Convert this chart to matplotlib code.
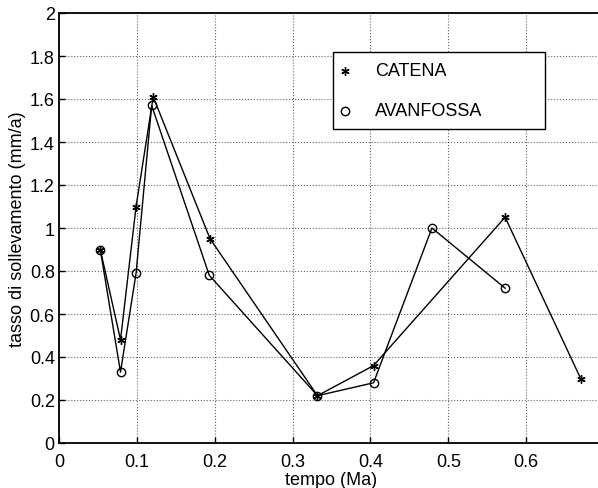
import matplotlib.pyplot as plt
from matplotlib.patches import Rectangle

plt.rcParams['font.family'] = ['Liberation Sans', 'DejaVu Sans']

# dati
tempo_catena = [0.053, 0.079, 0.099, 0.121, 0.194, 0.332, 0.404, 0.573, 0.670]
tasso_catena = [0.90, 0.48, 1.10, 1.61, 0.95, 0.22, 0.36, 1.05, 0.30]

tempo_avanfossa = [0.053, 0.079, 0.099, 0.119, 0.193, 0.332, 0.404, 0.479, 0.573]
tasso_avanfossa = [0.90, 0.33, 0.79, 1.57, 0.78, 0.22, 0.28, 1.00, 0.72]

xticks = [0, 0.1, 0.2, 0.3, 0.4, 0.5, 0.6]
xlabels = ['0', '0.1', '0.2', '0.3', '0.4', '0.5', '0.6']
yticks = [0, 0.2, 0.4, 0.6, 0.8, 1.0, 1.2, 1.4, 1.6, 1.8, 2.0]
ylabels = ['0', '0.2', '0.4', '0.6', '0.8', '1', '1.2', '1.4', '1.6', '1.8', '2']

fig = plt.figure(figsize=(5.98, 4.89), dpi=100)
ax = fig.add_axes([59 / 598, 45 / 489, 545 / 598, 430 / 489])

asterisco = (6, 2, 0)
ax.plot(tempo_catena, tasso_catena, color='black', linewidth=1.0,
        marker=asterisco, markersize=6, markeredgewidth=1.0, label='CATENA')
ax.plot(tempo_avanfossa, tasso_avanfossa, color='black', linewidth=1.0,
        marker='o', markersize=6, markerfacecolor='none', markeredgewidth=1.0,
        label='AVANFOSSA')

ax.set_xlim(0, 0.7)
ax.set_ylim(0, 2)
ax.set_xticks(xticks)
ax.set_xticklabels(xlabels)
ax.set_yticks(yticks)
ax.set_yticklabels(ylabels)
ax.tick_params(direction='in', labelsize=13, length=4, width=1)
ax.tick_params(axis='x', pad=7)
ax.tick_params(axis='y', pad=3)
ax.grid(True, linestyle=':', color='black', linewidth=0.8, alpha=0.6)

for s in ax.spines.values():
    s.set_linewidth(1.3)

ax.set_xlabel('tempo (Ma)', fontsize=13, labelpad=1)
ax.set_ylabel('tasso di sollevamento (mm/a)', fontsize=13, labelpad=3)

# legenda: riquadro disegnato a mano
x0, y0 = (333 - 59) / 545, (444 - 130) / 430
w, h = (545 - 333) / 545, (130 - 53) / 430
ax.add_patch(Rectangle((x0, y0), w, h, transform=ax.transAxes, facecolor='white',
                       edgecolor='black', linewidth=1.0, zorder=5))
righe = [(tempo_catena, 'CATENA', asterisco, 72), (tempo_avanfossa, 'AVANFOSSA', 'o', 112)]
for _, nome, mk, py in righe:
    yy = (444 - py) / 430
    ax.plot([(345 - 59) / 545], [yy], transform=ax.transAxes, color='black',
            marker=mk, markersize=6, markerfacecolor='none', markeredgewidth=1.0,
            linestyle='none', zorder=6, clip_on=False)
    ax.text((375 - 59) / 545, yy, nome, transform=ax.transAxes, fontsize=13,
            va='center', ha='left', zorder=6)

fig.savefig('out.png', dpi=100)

- _Set exercise_:
Skip the pictures and restate exactly the lines from the beginning of the listing to the line with "ax = fig.add_axes([59", that line included.

- _Exercise answer_:
Convert this chart to matplotlib code.
import matplotlib.pyplot as plt
from matplotlib.patches import Rectangle

plt.rcParams['font.family'] = ['Liberation Sans', 'DejaVu Sans']

# dati
tempo_catena = [0.053, 0.079, 0.099, 0.121, 0.194, 0.332, 0.404, 0.573, 0.670]
tasso_catena = [0.90, 0.48, 1.10, 1.61, 0.95, 0.22, 0.36, 1.05, 0.30]

tempo_avanfossa = [0.053, 0.079, 0.099, 0.119, 0.193, 0.332, 0.404, 0.479, 0.573]
tasso_avanfossa = [0.90, 0.33, 0.79, 1.57, 0.78, 0.22, 0.28, 1.00, 0.72]

xticks = [0, 0.1, 0.2, 0.3, 0.4, 0.5, 0.6]
xlabels = ['0', '0.1', '0.2', '0.3', '0.4', '0.5', '0.6']
yticks = [0, 0.2, 0.4, 0.6, 0.8, 1.0, 1.2, 1.4, 1.6, 1.8, 2.0]
ylabels = ['0', '0.2', '0.4', '0.6', '0.8', '1', '1.2', '1.4', '1.6', '1.8', '2']

fig = plt.figure(figsize=(5.98, 4.89), dpi=100)
ax = fig.add_axes([59 / 598, 45 / 489, 545 / 598, 430 / 489])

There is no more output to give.